Brilliant. I think that Paulette has really captured the underlying issue– the administration’s legitimacy is on the line in how it deals with the issues of corporate irresponsibility.

And this is not just banking or high finance. The S&P500 lost about 38.5% of its value in CY2008. I would be very curious to see how shareholder value fared with respect to corporate executive compensation. While we need to be cautious and not grab  pitchforks and torches, it seems that there’s a real need to rationalize executive compensation. However, I advocate that executive compensation needs protection against abuse so that a free market is maintained, not because we are embarking upon a doomed path of economic class warfare.
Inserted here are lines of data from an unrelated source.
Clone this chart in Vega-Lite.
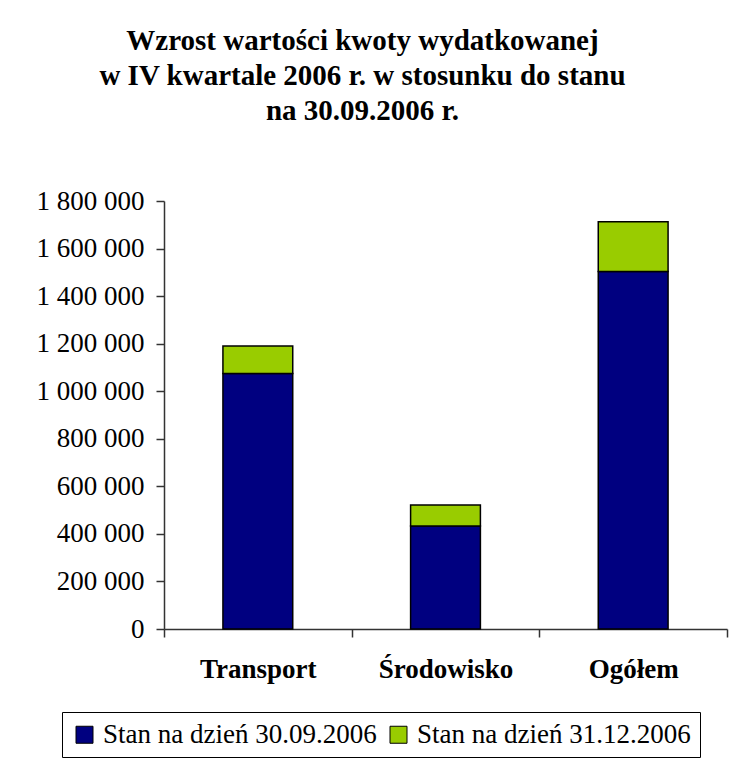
{
  "$schema": "https://vega.github.io/schema/vega-lite/v6.json",
  "autosize": {"type": "none"},
  "padding": {"left": 164, "top": 201, "right": 6, "bottom": 129},
  "width": 563,
  "height": 428,
  "background": "white",
  "title": {
    "text": ["Wzrost wartości kwoty wydatkowanej", "w IV kwartale 2006 r. w stosunku do stanu", "na 30.09.2006 r."],
    "font": "Liberation Serif, serif",
    "fontSize": 29,
    "fontWeight": "bold",
    "color": "black",
    "lineHeight": 35,
    "anchor": "middle",
    "dx": -83,
    "offset": 61
  },
  "data": {
    "values": [
      {"kategoria": "Transport", "seria": "Stan na dzień 30.09.2006", "wartosc": 1075000},
      {"kategoria": "Transport", "seria": "Stan na dzień 31.12.2006", "wartosc": 115000},
      {"kategoria": "Środowisko", "seria": "Stan na dzień 30.09.2006", "wartosc": 433000},
      {"kategoria": "Środowisko", "seria": "Stan na dzień 31.12.2006", "wartosc": 88000},
      {"kategoria": "Ogółem", "seria": "Stan na dzień 30.09.2006", "wartosc": 1504000},
      {"kategoria": "Ogółem", "seria": "Stan na dzień 31.12.2006", "wartosc": 209000}
    ]
  },
  "mark": {"type": "bar", "width": {"band": 0.372}, "stroke": "black", "strokeWidth": 1.5},
  "encoding": {
    "x": {
      "field": "kategoria",
      "type": "nominal",
      "sort": ["Transport", "Środowisko", "Ogółem"],
      "scale": {"paddingInner": 0, "paddingOuter": 0},
      "axis": {
        "title": null,
        "labelAngle": 0,
        "labelFont": "Liberation Serif, serif",
        "labelFontSize": 27,
        "labelFontWeight": "bold",
        "labelColor": "black",
        "labelPadding": 19,
        "tickBand": "extent",
        "tickSize": 8,
        "tickColor": "#333333",
        "domainColor": "#333333",
        "domainWidth": 1.5,
        "tickWidth": 1.5
      }
    },
    "y": {
      "field": "wartosc",
      "type": "quantitative",
      "stack": "zero",
      "scale": {"domain": [0, 1800000], "nice": false},
      "axis": {
        "title": null,
        "values": [0, 200000, 400000, 600000, 800000, 1000000, 1200000, 1400000, 1600000, 1800000],
        "labelExpr": "replace(replace(format(datum.value, ','), ',', ' '), ',', ' ')",
        "labelFont": "Liberation Serif, serif",
        "labelFontSize": 27,
        "labelColor": "black",
        "labelPadding": 12,
        "tickSize": 8,
        "tickColor": "#333333",
        "domainColor": "#333333",
        "domainWidth": 1.5,
        "tickWidth": 1.5,
        "grid": false
      }
    },
    "color": {
      "field": "seria",
      "type": "nominal",
      "scale": {"domain": ["Stan na dzień 30.09.2006", "Stan na dzień 31.12.2006"], "range": ["#000080", "#99CC00"]},
      "legend": {
        "title": null,
        "orient": "none",
        "direction": "horizontal",
        "legendX": -102,
        "legendY": 511,
        "strokeColor": "black",
        "padding": 9,
        "labelFont": "Liberation Serif, serif",
        "labelFontSize": 27,
        "labelColor": "black",
        "labelLimit": 400,
        "symbolType": "square",
        "symbolSize": 289,
        "symbolStrokeColor": "black",
        "symbolStrokeWidth": 1,
        "symbolOpacity": 1,
        "columnPadding": 8,
        "labelOffset": 5
      }
    },
    "order": {"field": "seria", "sort": "ascending"}
  },
  "config": {"font": "Liberation Serif, serif", "view": {"stroke": null}}
}
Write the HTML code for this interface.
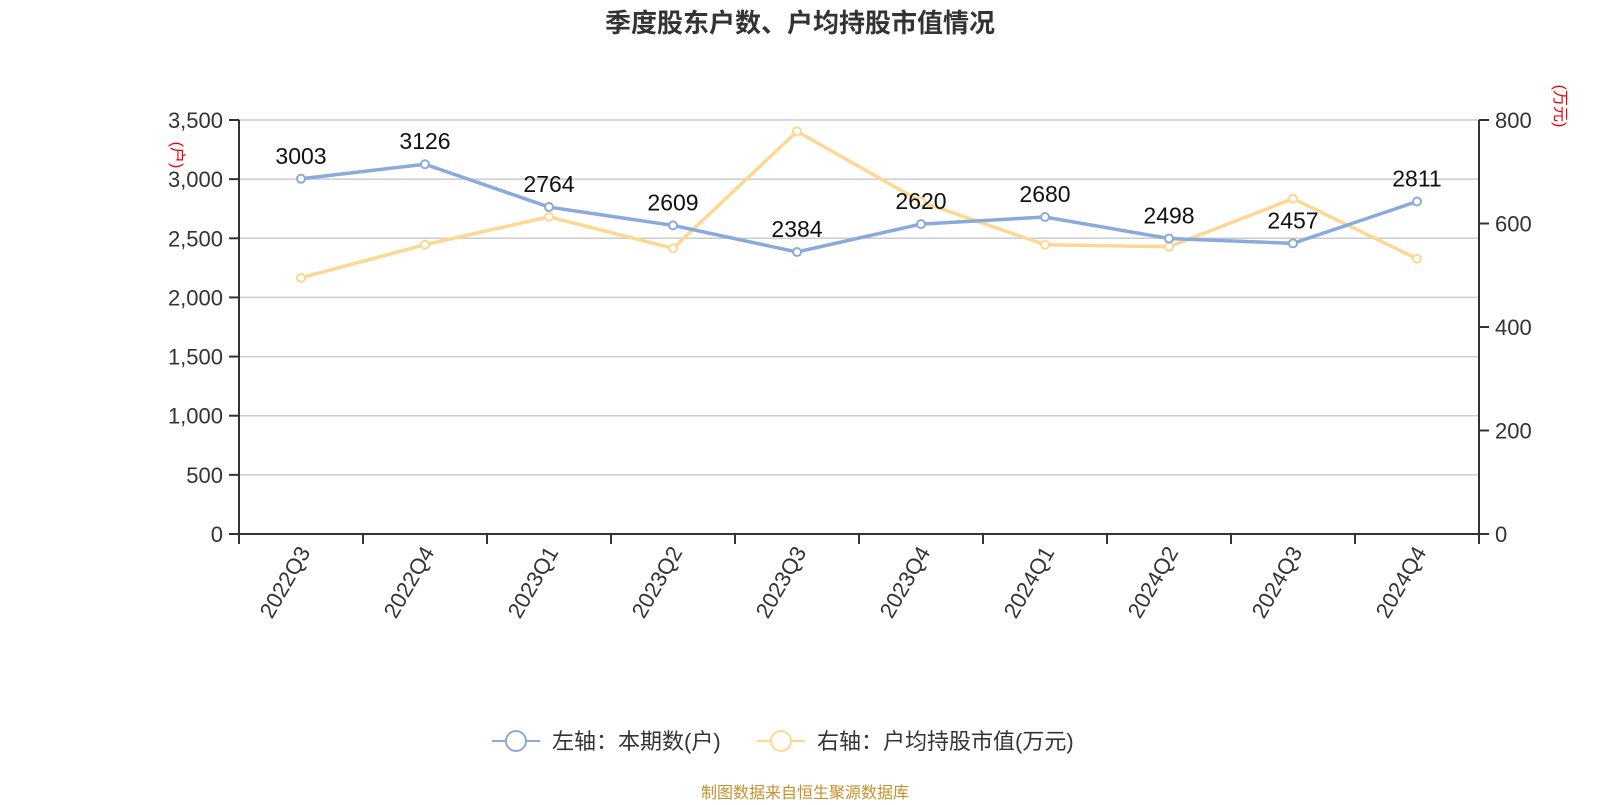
<!DOCTYPE html>
<html><head><meta charset="utf-8"><style>
body{margin:0;background:#fff;font-family:"Liberation Sans","Noto Sans CJK SC",sans-serif}
</style></head><body>
<svg id="c" width="1600" height="800" xmlns="http://www.w3.org/2000/svg" font-family="Liberation Sans, Noto Sans CJK SC, sans-serif"></svg>
<script>
const categories=["2022Q3","2022Q4","2023Q1","2023Q2","2023Q3","2023Q4","2024Q1","2024Q2","2024Q3","2024Q4"];
const holders=[3003,3126,2764,2609,2384,2620,2680,2498,2457,2811];
const avgValue=[495,559,613,552,778,642,559,555,648,532];
const leftTicks=[0,500,1000,1500,2000,2500,3000,3500];
const rightTicks=[0,200,400,600,800];
const svg=document.getElementById('c');const NS="http://www.w3.org/2000/svg";
const L=239,R=1479,T=120,B=534;
const band=(R-L)/categories.length;
const x=i=>L+band*(i+0.5);
const yL=v=>B-(v/3500)*(B-T);
const yR=v=>B-(v/800)*(B-T);
function el(t,a,txt){const e=document.createElementNS(NS,t);for(const k in a)e.setAttribute(k,a[k]);if(txt!=null)e.textContent=txt;svg.appendChild(e);return e;}
let e;
e=el('text',{x:800,y:32,'text-anchor':'middle','font-size':26,'font-weight':'bold',fill:'#333'},'季度股东户数、户均持股市值情况');

leftTicks.forEach(v=>{
 if(v>0){e=el('line',{x1:L,x2:R,y1:yL(v),y2:yL(v),stroke:'#ccc','stroke-width':1.5});
 }
 e=el('line',{x1:L-10,x2:L,y1:yL(v),y2:yL(v),stroke:'#333','stroke-width':2});
 
 e=el('text',{x:L-16,y:yL(v)+8,'text-anchor':'end','font-size':22,fill:'#333'},v.toLocaleString('en-US'));
 
});
rightTicks.forEach(v=>{
 e=el('line',{x1:R,x2:R+10,y1:yR(v),y2:yR(v),stroke:'#333','stroke-width':2});
 
 e=el('text',{x:R+16,y:yR(v)+8,'font-size':22,fill:'#333'},String(v));
 
});
e=el('line',{x1:L,x2:L,y1:T,y2:B,stroke:'#333','stroke-width':2});
e=el('line',{x1:R,x2:R,y1:T,y2:B+10,stroke:'#333','stroke-width':2});
e=el('line',{x1:L,x2:R,y1:B,y2:B,stroke:'#333','stroke-width':2});
for(let i=0;i<=categories.length;i++){e=el('line',{x1:L+band*i,x2:L+band*i,y1:B,y2:B+10,stroke:'#333','stroke-width':2});}
categories.forEach((c,i)=>{const tx=x(i)+10,ty=B+18;
 e=el('text',{x:tx,y:ty,'text-anchor':'end','font-size':22,fill:'#333',transform:`rotate(-60 ${tx} ${ty})`},c);
 });
e=el('text',{x:0,y:0,'font-size':16,fill:'#e00',transform:`translate(172,155) rotate(90)`,'text-anchor':'middle'},'(户)');
e=el('text',{x:0,y:0,'font-size':16,fill:'#e00',transform:`translate(1555,106) rotate(90)`,'text-anchor':'middle'},'(万元)');
function series(vals,yf,color,name){
 e=el('polyline',{points:vals.map((v,i)=>x(i)+','+yf(v)).join(' '),fill:'none',stroke:color,'stroke-width':3.5});
 
 vals.forEach((v,i)=>{e=el('circle',{cx:x(i),cy:yf(v),r:4,fill:'#fff',stroke:color,'stroke-width':2});
 });
}
series(avgValue,yR,'#fcd893','avg-value');
series(holders,yL,'#8aaadb','holders');
holders.forEach((v,i)=>{e=el('text',{x:x(i),y:yL(v)-15,'text-anchor':'middle','font-size':23,fill:'#111'},String(v));
 });
e=el('line',{x1:492,x2:540,y1:741,y2:741,stroke:'#8aaadb','stroke-width':2});
e=el('circle',{cx:516,cy:741,r:10,fill:'#fff',stroke:'#8aaadb','stroke-width':2});
e=el('text',{x:552,y:749,'font-size':22,fill:'#333'},'左轴：本期数(户)');
e=el('line',{x1:757,x2:805,y1:741,y2:741,stroke:'#fcd893','stroke-width':2});
e=el('circle',{cx:781,cy:741,r:10,fill:'#fff',stroke:'#fcd893','stroke-width':2});
e=el('text',{x:817,y:749,'font-size':22,fill:'#333'},'右轴：户均持股市值(万元)');
e=el('text',{x:805,y:798,'text-anchor':'middle','font-size':16,fill:'#c8902a'},'制图数据来自恒生聚源数据库');
</script>
</body></html>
A small point, but important to me.

What we need is for efficient market action to purge ineffective companies and leadership and replace them with efficacious companies and leaders. (If this can be done without blowing up the global financial system and causing economic Armageddon next time, so much the better.) After all, market forces in unregulated markets should exorcise executives that enrich themselves at the expense of the business owners (equity holders, this means you.) If there are structural reasons this is not happening, then there is a regulatory gap that is distorting free market mechanisms that needs correcting.

The administration needs to walk a fine line between populism that degenerates into class squabbling and the “elephant in the living room” of failing to effectively address the issue. Either extreme will fail, albeit with different results. However, Frank Rich points out as I do in my Intervention note, that there is real concern that the regulators that we need to confront this complex problem may themselves be hopelessly compromised because of their personal past relationships with industry and financial services.